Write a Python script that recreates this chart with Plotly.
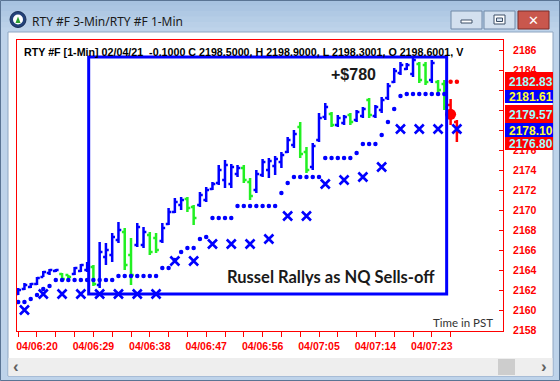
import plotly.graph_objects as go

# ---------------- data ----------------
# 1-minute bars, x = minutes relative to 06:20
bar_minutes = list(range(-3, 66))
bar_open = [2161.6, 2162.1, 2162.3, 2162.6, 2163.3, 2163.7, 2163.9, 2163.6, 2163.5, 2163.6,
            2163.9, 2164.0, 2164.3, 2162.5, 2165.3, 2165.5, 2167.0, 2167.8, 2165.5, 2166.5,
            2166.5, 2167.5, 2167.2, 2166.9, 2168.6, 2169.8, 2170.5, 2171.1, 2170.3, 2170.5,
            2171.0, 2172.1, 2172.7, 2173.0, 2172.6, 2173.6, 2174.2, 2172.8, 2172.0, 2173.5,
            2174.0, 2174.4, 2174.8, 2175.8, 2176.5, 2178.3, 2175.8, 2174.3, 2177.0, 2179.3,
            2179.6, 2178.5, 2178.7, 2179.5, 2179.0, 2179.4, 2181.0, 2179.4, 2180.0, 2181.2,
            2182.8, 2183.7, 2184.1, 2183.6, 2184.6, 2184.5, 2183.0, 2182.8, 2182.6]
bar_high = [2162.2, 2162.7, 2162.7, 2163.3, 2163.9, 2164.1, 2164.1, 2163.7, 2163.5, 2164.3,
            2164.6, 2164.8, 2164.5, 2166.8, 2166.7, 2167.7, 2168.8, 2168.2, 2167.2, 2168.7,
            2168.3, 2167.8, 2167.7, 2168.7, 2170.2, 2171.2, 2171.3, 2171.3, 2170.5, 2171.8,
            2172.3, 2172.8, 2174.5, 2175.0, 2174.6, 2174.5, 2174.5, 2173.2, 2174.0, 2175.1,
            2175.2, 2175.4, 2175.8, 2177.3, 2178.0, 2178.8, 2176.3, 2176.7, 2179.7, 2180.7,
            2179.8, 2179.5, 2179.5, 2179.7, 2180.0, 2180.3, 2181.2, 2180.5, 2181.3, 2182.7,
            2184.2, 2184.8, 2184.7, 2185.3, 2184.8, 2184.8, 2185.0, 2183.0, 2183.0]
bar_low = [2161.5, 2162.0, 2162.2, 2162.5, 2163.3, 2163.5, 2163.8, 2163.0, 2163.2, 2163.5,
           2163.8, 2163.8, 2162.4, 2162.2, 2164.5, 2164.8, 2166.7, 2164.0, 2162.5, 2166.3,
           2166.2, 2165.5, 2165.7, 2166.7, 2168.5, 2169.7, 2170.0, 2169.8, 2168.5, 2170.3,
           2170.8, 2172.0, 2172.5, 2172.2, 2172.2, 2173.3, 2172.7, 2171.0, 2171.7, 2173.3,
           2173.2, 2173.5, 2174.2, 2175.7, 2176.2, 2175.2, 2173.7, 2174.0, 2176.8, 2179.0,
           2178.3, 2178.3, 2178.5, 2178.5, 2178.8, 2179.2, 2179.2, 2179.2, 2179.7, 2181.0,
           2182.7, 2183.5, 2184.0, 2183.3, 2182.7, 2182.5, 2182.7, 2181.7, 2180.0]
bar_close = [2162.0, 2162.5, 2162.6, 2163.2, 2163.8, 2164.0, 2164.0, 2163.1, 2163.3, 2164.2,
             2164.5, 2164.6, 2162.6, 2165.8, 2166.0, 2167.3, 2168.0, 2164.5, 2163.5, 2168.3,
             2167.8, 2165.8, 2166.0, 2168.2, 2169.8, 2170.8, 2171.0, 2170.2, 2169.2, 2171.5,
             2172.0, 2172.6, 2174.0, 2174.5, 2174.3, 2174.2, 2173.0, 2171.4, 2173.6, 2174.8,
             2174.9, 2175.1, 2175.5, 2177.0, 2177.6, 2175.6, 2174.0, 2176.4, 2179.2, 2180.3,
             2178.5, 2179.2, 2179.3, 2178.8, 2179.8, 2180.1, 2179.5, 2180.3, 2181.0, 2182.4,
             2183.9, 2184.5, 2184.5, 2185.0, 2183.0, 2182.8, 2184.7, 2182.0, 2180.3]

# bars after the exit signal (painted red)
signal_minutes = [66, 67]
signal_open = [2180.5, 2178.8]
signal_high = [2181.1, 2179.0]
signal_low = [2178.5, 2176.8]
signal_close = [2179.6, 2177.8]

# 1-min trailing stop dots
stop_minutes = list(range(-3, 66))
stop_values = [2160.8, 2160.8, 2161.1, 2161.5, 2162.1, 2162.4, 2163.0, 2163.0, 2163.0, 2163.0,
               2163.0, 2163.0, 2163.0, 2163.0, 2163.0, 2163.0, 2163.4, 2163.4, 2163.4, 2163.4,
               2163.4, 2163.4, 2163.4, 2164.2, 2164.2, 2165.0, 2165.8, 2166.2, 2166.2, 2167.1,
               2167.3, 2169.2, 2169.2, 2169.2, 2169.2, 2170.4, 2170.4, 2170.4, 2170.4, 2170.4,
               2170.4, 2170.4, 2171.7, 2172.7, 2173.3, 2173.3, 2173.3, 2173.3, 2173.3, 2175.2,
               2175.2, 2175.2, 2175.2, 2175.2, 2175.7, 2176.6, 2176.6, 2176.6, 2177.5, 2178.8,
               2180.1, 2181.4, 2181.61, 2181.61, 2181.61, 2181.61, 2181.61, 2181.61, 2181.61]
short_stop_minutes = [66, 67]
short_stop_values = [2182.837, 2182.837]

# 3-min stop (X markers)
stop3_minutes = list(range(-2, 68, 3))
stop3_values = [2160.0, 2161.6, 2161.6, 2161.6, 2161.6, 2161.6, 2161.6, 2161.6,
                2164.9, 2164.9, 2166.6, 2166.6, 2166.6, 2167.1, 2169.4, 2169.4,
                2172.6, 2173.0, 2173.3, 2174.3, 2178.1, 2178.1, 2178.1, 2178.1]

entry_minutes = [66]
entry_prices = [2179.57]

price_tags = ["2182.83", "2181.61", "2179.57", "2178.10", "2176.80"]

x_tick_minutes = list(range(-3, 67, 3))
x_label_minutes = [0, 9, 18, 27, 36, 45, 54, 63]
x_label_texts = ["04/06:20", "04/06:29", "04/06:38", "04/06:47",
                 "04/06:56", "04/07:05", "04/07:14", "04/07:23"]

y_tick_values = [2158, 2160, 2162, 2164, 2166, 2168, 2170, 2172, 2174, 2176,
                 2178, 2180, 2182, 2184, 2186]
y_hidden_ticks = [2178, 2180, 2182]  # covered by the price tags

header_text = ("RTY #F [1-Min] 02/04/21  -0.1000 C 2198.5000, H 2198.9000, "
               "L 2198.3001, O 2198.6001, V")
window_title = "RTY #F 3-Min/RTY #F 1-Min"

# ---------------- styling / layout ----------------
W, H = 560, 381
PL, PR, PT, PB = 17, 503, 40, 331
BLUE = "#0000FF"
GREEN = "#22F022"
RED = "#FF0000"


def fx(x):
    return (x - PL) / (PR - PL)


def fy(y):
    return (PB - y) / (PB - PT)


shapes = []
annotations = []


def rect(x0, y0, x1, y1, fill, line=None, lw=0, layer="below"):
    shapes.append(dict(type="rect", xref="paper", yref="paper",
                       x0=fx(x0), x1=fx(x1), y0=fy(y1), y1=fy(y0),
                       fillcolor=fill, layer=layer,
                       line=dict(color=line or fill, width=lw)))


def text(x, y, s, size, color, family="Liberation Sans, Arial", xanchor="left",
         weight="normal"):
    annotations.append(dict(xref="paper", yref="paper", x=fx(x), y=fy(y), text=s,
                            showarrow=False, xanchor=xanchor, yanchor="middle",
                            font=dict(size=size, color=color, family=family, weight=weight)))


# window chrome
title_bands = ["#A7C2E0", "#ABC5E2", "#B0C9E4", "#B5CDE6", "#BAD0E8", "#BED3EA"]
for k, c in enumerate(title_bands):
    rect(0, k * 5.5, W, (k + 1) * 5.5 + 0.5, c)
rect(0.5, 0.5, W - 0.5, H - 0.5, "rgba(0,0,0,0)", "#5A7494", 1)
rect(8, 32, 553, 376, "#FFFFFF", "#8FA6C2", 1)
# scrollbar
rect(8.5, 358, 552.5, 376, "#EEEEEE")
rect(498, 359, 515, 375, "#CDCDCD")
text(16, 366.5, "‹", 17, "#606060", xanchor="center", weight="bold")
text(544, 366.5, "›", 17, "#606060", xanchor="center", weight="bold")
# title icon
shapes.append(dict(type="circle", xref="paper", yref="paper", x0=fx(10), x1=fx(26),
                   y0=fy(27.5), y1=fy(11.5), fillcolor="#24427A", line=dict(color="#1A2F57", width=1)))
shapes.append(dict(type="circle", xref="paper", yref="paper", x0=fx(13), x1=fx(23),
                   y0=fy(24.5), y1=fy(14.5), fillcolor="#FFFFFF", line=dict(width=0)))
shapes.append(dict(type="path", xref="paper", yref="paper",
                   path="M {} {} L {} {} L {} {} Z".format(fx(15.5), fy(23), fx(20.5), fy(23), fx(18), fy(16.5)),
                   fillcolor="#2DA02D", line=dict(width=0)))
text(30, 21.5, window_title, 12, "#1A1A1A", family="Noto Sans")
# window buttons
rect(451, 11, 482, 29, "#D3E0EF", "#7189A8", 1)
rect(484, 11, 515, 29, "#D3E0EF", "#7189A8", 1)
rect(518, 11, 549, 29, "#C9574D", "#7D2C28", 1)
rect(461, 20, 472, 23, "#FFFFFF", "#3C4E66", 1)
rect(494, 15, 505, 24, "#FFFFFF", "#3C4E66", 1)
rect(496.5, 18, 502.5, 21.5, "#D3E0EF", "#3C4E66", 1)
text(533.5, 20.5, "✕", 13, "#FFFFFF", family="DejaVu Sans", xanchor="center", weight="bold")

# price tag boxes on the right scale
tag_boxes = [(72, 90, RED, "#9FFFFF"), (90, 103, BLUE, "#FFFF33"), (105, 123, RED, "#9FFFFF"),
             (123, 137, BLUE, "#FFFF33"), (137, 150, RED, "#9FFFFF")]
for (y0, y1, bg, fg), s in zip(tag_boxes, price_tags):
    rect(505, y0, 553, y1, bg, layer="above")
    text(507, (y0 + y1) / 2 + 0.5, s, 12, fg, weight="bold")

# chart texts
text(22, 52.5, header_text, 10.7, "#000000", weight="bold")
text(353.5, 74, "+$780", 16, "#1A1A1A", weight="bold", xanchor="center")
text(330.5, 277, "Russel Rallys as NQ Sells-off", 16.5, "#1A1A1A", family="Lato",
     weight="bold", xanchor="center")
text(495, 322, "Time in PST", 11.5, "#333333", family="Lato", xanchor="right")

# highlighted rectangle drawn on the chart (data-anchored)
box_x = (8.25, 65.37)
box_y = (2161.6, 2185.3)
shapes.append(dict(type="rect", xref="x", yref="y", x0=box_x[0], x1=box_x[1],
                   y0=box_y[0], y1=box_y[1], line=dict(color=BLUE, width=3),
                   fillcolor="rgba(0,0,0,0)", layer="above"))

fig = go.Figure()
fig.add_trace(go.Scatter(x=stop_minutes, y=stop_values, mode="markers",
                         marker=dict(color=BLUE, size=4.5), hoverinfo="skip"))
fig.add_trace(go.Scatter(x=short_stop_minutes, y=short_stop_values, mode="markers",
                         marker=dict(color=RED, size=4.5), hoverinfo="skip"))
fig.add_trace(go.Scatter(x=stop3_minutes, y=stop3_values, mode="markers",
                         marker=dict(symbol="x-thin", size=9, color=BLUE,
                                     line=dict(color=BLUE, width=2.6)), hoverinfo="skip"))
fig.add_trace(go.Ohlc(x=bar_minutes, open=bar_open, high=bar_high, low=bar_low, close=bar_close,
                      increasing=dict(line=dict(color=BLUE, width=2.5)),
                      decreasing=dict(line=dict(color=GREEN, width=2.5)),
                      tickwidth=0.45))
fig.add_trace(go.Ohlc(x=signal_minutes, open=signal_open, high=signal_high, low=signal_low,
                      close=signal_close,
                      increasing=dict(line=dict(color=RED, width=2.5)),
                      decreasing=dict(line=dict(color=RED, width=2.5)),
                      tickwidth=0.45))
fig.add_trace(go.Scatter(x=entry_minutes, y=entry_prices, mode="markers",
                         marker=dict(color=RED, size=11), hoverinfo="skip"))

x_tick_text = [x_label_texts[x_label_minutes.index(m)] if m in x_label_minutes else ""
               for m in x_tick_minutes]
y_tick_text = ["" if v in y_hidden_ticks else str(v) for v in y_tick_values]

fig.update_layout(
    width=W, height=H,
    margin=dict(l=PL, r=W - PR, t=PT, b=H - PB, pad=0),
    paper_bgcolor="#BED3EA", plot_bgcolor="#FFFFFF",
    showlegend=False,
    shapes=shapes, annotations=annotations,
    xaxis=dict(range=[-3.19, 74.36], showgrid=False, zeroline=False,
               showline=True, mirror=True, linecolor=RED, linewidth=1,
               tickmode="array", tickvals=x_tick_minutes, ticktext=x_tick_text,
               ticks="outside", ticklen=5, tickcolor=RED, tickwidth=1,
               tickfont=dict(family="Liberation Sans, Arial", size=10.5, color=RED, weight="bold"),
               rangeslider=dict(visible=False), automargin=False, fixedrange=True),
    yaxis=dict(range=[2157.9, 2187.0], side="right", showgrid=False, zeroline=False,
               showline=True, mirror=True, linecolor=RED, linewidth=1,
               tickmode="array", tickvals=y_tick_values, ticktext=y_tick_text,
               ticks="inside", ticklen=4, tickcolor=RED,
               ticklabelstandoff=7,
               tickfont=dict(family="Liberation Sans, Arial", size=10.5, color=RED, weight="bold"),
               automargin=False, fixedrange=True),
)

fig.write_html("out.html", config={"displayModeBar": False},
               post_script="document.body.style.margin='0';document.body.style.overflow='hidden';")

**AIM OF THE TASK**
Exactly restate the lines from the beginning of the data through the line with "import plotly.graph_objects as go", and no others, keeping pictures out.

**OUTPUT BELOW**
Write a Python script that recreates this chart with Plotly.
import plotly.graph_objects as go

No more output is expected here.